I must have first read Utz, Chatwin’s final novel, either when it came out in 1988, or perhaps a year or so later when it came into paperback. Either way, I remember thinking rather smugly at the time that it was a slight book, more notes towards a novel than a novel fully formed. Wrong, as usual. I reread it over the weekend and found it marvellous.

Utz is a brief, enigmatic, oblique novel, but this is part of its charm and is fully intentional. It is the story of Kaspar Joachim Utz, perhaps a baron, certainly wealthy after a fashion, but a small nondescript man, his equally small nondescript flat in Prague, overlooking the Jewish cemetery, crammed with his priceless collection of eighteenth century Meissen porcelains. Porcelain is his obsession, his illness. The Germans call this Porzellankrankheit. Porcelain-sickness. It devastated the court of Augustus the Strong, Elector of Saxony, in the late-sixteenth and early-seventeenth centuries.

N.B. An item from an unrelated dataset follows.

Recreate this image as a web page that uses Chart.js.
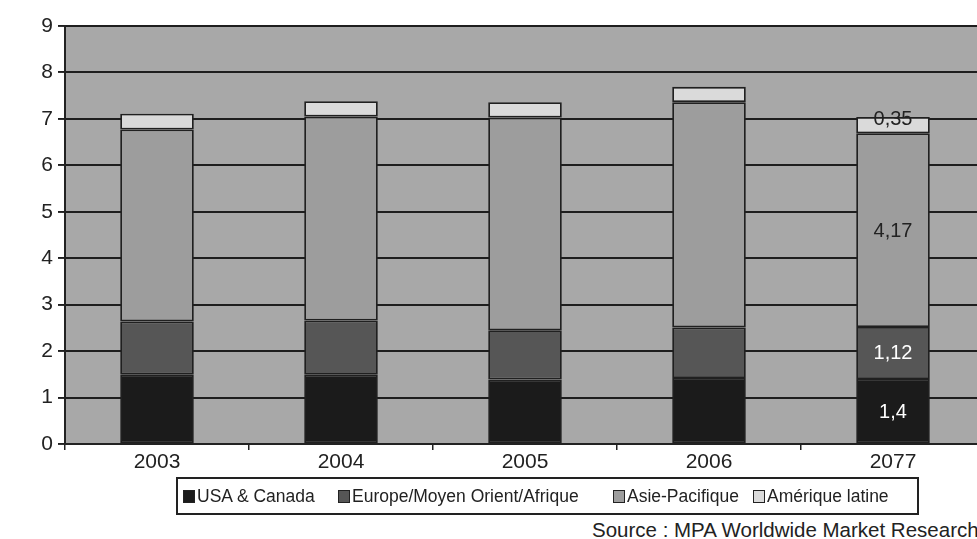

The novel opens with Utz’s death on the 7th March 1974. Each tiny chapter opens on yet another slightly off-kilter view of Utz as seen through the eyes of an equally unreliable Chatwinesque narrator. Did Utz really exist? Was he an anonymous little man with an interest in transvestism, or an ageing roué with a sexual weakness for operetta divas? Was his collection amassed honestly or through unscrupulous opportunism? (“Wars, pogroms and revolutions,” he says at one point, “offer excellent opportunities for the collector.”) Did he love his figurines, gloating over the unparalleled collection that was the work of his life, or loath them because they imprisoned him, perhaps more effectively than the Czech communist regime ever had? Did he marry his housekeeper? Was he a spy?

Chatwin uses this briefest of novels to explore some of the themes that fascinated him all of his life. The nature of the collector and of collecting. The role of art in totalitarian societies, the collector under communism. Identity and the enigma of identity. Truth as fiction; fiction as truth.

Unlike his first book, In Patagonia, the chiselled brevity of which his editor Susannah Clapp says had to be excavated from a vast and chaotic manuscript (see her book about Chatwin and her friendship with him, With Chatwin), Utz began life small. It was polished almost word by word by Chatwin and Clapp and if anything could have done with a modest extension to its length: it would easily have stood being ten or fifteen pages longer, I think, and may well have benefitted from this, although it may then have lost some of the enigma it derives from its jewel-like compression.

The sad truth is, of course, that for all its brilliance, we now know that in Utz Chatwin wrote the book he was capable of writing at the time – and he made the amendments he had the strength for. He was dying from AIDS and in his final years was desperately ill, often drugged, feverish and delusional, unable to walk, a manic version of the Chatwin his wife and friends adored. They spent days cancelling cheques and returning the objets and artworks he bought compulsively from the best galleries and dealers. And when he could no longer get his wheelchair into dealers’ showrooms they danced attendance upon him in his suite at The Ritz.

Now, at this distance in time, and in the context of his life – and of his death – it is clear that Utz is a tiny, fiercely imagined tragic masterpiece.